Because a state is the trustee for its natural resources, federal CERCLA allows states to seek compensation from parties that damage natural resources through the release of hazardous substances. Montana create its own law, CECRA (the Comprehensive Environmental Cleanup and Responsibility Act of 1985), to create the legal mechanism for seeking natural resource damages.
The figure below illustrates the relationship among these three terms. On the vertical axis is Environmental Quality, defined as the relative "naturalness" or integrity of the environment. On the horizontal axis is Time. When Lewis & Clark traveled through western Montana, Environmental Quality was high--represented by the "Natural" baseline in black at the top of the figure. When mining & smelting began, Environmental Quality declined rapidly: Silver Bow Creek became a lifeless industrial sewer and the hills were barren of trees, shrubs, and grass--represented by the red line.

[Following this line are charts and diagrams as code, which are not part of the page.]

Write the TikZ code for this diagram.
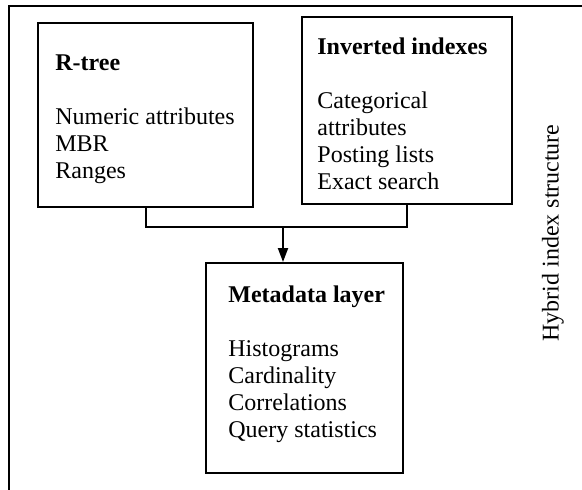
\documentclass[tikz,border=0pt]{standalone}
\usepackage{fontspec}
\setmainfont{Liberation Serif}
\usepackage{tikz}
\usetikzlibrary{arrows.meta,positioning,calc}

\begin{document}
\begin{tikzpicture}[x=0.5pt, y=-0.5pt,
    layerbox/.style={draw, line width=1pt, inner sep=0pt},
    boxtext/.style={anchor=north west, inner sep=0pt, align=left,
        font=\fontsize{12}{13.5}\selectfont}]
    \useasboundingbox (0,0) rectangle (582,489);
    \clip (0,0) rectangle (582,489);

    % Outer frame
    \draw[line width=1pt] (9,6) rectangle (620,520);

    % Index boxes
    \node[layerbox, minimum width=107.5pt, minimum height=92pt] (rtree) at (145.5,115) {};
    \node[layerbox, minimum width=105pt, minimum height=93.5pt] (invidx) at (407,110.5) {};
    \node[layerbox, minimum width=98.5pt, minimum height=105pt] (meta) at (304.5,368) {};

    \node[boxtext] (rtreetxt) at (55,51) {\strut\textbf{R-tree}\\[13.5pt]
        Numeric attributes\\MBR\\Ranges};
    \node[boxtext] (invtxt) at (317,35) {\strut\textbf{Inverted indexes}\\[13.5pt]
        Categorical\\attributes\\Posting lists\\Exact search};
    \node[boxtext] (metatxt) at (228,283) {\strut\textbf{Metadata layer}\\[13.5pt]
        Histograms\\Cardinality\\Correlations\\Query statistics};

    % Side label
    \node[rotate=90, font=\fontsize{12}{13.5}\selectfont] (hybrid) at (553,233) {Hybrid index structure};

    % Connectors
    \coordinate (join) at (283,227);
    \draw[line width=1pt] (rtree.south) |- (join) -| (invidx.south);
    \draw[line width=1pt, -{Triangle[length=7pt,width=5pt]}] (join) -- (join |- meta.north);
\end{tikzpicture}
\end{document}
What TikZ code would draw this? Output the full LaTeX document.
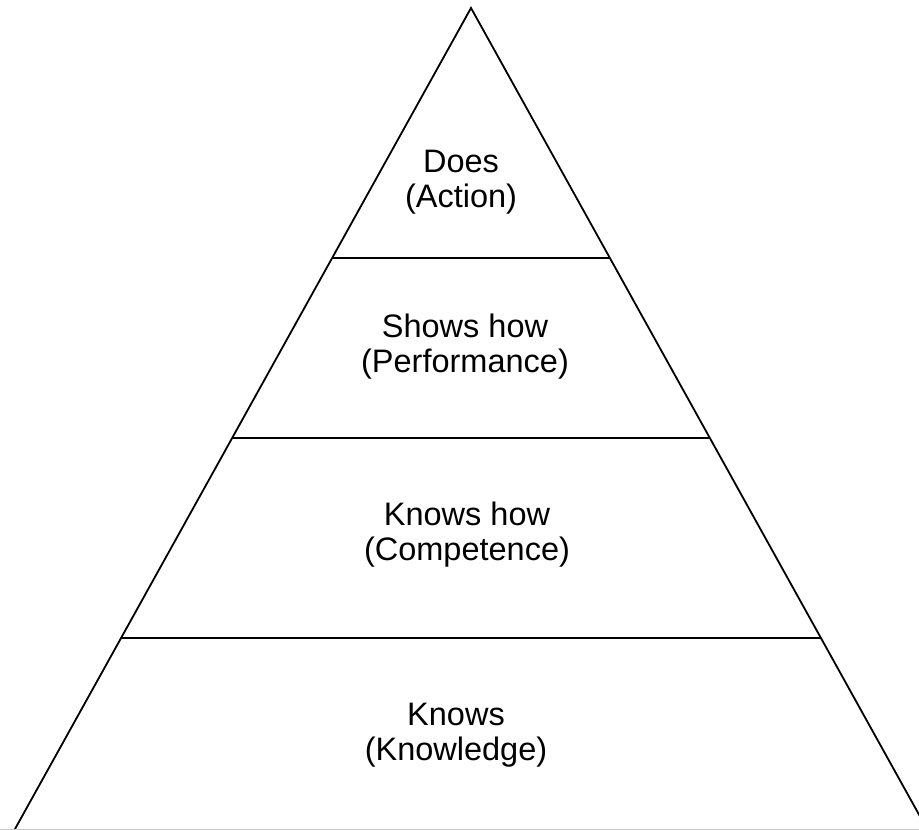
\documentclass[tikz,border=0pt]{standalone}
\usepackage{fontspec}
\setmainfont{Liberation Sans}
\usepackage{tikz}
\usetikzlibrary{positioning,calc}

\begin{document}
\begin{tikzpicture}[x = 1pt, y = 1pt]
\useasboundingbox (0,0) rectangle (919,830);
\clip (0,0) rectangle (919,830);
% corners of the pyramid
\coordinate (top) at (471,822);
\coordinate (bl) at (15,1);
\coordinate (br) at (927,1);
\draw[line width = 1.8pt, line join = miter] (bl) -- (top) -- (br);
\draw[gray!45, line width = 1pt] (0,0.6) -- (919,0.6);
% tier borders
\coordinate (l1) at ($(top)!0.3045!(bl)$);
\coordinate (r1) at ($(top)!0.3045!(br)$);
\coordinate (l2) at ($(top)!0.5237!(bl)$);
\coordinate (r2) at ($(top)!0.5237!(br)$);
\coordinate (l3) at ($(top)!0.7674!(bl)$);
\coordinate (r3) at ($(top)!0.7674!(br)$);
\draw[line width = 1.8pt] (l1) -- (r1);
\draw[line width = 1.8pt] (l2) -- (r2);
\draw[line width = 1.8pt] (l3) -- (r3);
% labels
\node[font = \fontsize{32.5}{35}\selectfont, align = center] (does) at (461,648) {Does\\(Action)};
\node[font = \fontsize{32.5}{35}\selectfont, align = center] (shows) at (465,483) {Shows how\\(Performance)};
\node[font = \fontsize{32.5}{35}\selectfont, align = center] (knowshow) at (467,295) {Knows how\\(Competence)};
\node[font = \fontsize{32.5}{35}\selectfont, align = center] (knows) at (456,95) {Knows\\(Knowledge)};
\end{tikzpicture}
\end{document}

When mining & smelting ended, nature took its course and some natural recovery occured: some vegetation recolonized the hills, and there were a few trout in the Clark Fork River 26 miles downstream of Butte--represented by the dashed brown line near the bottom of the figure. Remedy will help the environmental quality of the area recover, although even with the removal or capping of hazardous material the landscape is far from its natural condition. With restoration, we try to reestablish the native vegetation, return the riffle-pool and meandering structure to streams, and otherwise try to recreate natural conditions. Though of course we cannot fully return severely damaged natural resources to pre-disturbance conditions, we can approach that ideal goal.
Mining and smelting took place for more than a century in the Upper Clark Fork River basin, and it is hard to appreciate the severity and extent of the damages done to the environment. Even today, many years after mining and smelting ceased, the Granite Mountain Memorial near the north end of Main Street looks out over an utterly barren and sterile landscape. A comparison with nearby areas also helps bring this lesson home. For example, although the Clark Fork River looks healthy to the casual observer, lingering toxic metals means that it supports just about 1/6 the trout population of the nearby Big Hole River.
Mining & smelting created more than a century of damages in the Upper Clark Fork River Basin. Remedy & restoration have been underway for just a decade or so. We'll get there -- like the bumper sticker says -- "One Day at a Time.